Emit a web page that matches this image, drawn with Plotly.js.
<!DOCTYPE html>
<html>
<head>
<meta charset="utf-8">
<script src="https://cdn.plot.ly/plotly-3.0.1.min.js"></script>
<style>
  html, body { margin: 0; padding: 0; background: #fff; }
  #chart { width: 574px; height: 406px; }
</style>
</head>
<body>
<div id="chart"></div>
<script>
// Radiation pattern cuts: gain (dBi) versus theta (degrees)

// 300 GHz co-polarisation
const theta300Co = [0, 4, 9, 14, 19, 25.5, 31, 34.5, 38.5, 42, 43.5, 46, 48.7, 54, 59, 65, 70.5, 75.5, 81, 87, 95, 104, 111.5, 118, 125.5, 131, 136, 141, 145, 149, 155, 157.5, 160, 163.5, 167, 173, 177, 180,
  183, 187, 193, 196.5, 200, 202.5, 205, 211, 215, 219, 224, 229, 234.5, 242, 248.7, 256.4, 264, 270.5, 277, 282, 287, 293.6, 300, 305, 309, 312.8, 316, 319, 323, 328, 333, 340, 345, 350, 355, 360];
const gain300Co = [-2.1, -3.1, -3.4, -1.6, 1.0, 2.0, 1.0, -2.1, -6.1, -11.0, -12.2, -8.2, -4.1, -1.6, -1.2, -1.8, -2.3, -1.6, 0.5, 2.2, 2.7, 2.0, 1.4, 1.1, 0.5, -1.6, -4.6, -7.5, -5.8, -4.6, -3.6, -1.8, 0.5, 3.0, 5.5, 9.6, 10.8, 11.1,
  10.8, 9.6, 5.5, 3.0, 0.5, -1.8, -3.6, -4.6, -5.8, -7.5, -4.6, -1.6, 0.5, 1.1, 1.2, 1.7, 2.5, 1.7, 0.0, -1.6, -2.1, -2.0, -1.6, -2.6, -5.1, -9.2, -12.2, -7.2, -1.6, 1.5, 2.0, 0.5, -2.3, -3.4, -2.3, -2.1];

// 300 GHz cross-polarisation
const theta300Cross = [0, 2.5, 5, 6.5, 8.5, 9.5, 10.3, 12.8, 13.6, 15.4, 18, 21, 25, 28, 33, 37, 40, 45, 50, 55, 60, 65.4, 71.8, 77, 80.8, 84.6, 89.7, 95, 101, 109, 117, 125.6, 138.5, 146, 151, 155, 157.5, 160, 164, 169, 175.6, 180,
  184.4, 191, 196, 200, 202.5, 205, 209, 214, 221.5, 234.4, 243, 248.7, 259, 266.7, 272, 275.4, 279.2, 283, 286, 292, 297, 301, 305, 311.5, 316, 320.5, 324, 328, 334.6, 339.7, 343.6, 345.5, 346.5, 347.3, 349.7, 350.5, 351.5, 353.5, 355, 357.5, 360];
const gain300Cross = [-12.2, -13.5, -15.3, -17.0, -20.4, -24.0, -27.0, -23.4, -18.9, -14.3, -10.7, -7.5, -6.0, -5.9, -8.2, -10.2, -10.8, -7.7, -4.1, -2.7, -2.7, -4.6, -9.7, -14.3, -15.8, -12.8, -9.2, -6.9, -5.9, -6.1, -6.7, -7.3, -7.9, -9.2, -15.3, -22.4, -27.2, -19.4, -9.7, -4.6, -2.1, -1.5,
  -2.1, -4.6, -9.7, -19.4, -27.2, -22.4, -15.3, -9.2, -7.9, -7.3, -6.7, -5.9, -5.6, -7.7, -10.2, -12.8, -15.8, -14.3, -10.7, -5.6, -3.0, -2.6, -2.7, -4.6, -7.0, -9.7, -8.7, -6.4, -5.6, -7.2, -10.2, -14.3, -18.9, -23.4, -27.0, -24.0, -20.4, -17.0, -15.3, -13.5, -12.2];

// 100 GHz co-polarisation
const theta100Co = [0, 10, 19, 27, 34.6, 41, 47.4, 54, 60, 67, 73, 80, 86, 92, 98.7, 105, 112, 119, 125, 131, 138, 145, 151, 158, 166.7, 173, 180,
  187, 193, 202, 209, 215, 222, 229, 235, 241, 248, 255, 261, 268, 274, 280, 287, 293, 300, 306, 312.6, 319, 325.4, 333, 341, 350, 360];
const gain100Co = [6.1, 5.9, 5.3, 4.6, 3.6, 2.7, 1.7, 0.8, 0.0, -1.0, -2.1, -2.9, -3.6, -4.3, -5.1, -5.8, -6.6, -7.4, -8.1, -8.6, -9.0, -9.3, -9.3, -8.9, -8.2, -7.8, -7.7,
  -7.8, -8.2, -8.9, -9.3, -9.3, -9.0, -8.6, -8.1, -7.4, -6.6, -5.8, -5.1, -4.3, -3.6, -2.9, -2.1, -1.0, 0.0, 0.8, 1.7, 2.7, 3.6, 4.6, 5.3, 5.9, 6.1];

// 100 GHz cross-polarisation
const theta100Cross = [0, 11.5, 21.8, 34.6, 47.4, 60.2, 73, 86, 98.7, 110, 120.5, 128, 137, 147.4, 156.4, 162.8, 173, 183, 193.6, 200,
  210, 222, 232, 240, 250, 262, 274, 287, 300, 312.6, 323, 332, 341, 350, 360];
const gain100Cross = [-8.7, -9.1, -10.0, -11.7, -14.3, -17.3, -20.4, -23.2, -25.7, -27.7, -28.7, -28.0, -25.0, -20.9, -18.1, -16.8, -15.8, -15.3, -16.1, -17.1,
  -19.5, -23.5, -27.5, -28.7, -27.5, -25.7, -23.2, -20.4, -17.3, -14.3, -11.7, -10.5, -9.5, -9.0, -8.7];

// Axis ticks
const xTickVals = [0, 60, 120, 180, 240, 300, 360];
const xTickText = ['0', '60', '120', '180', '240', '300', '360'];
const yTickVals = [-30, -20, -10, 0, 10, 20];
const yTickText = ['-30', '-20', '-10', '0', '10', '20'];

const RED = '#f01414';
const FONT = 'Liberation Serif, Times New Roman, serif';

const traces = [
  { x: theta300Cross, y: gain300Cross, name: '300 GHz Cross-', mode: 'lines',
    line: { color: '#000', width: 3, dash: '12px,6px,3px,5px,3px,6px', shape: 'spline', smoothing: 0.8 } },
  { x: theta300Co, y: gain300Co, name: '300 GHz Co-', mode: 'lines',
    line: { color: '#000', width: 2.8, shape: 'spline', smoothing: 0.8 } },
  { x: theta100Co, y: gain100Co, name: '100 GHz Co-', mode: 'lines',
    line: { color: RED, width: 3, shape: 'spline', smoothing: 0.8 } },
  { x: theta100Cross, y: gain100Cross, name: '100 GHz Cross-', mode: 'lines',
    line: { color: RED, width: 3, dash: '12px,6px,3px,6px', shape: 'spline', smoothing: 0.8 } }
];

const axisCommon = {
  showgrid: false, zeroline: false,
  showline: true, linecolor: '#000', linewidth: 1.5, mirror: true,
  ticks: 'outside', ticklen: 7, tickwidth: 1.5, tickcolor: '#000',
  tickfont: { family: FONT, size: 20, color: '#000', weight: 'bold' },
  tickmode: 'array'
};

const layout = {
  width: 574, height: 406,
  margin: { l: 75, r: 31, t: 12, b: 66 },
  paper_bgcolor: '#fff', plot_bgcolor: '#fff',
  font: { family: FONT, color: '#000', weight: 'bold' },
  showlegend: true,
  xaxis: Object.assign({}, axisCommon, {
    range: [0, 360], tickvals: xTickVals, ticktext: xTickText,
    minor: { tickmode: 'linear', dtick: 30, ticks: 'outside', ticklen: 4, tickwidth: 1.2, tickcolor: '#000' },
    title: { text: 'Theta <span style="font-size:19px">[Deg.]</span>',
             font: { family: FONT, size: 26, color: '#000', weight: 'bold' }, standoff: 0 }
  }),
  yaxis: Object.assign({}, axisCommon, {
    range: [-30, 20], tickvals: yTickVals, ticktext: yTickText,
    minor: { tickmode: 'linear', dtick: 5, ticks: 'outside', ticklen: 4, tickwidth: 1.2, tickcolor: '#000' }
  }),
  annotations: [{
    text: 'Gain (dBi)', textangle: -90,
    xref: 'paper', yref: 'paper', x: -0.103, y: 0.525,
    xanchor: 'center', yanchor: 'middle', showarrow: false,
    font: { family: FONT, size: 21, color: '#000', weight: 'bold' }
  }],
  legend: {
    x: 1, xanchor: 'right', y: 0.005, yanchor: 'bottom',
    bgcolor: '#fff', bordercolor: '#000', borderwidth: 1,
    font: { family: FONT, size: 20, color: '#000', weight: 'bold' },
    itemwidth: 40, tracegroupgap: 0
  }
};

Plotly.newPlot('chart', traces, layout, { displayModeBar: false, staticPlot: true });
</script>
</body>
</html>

────────

▶ Your goal
Beginning at the top of the data, please return every line until and including the line containing "versus theta (degrees)", copied exactly, and nothing past it.

▶ Solution to this exercise
Emit a web page that matches this image, drawn with Plotly.js.
<!DOCTYPE html>
<html>
<head>
<meta charset="utf-8">
<script src="https://cdn.plot.ly/plotly-3.0.1.min.js"></script>
<style>
  html, body { margin: 0; padding: 0; background: #fff; }
  #chart { width: 574px; height: 406px; }
</style>
</head>
<body>
<div id="chart"></div>
<script>
// Radiation pattern cuts: gain (dBi) versus theta (degrees)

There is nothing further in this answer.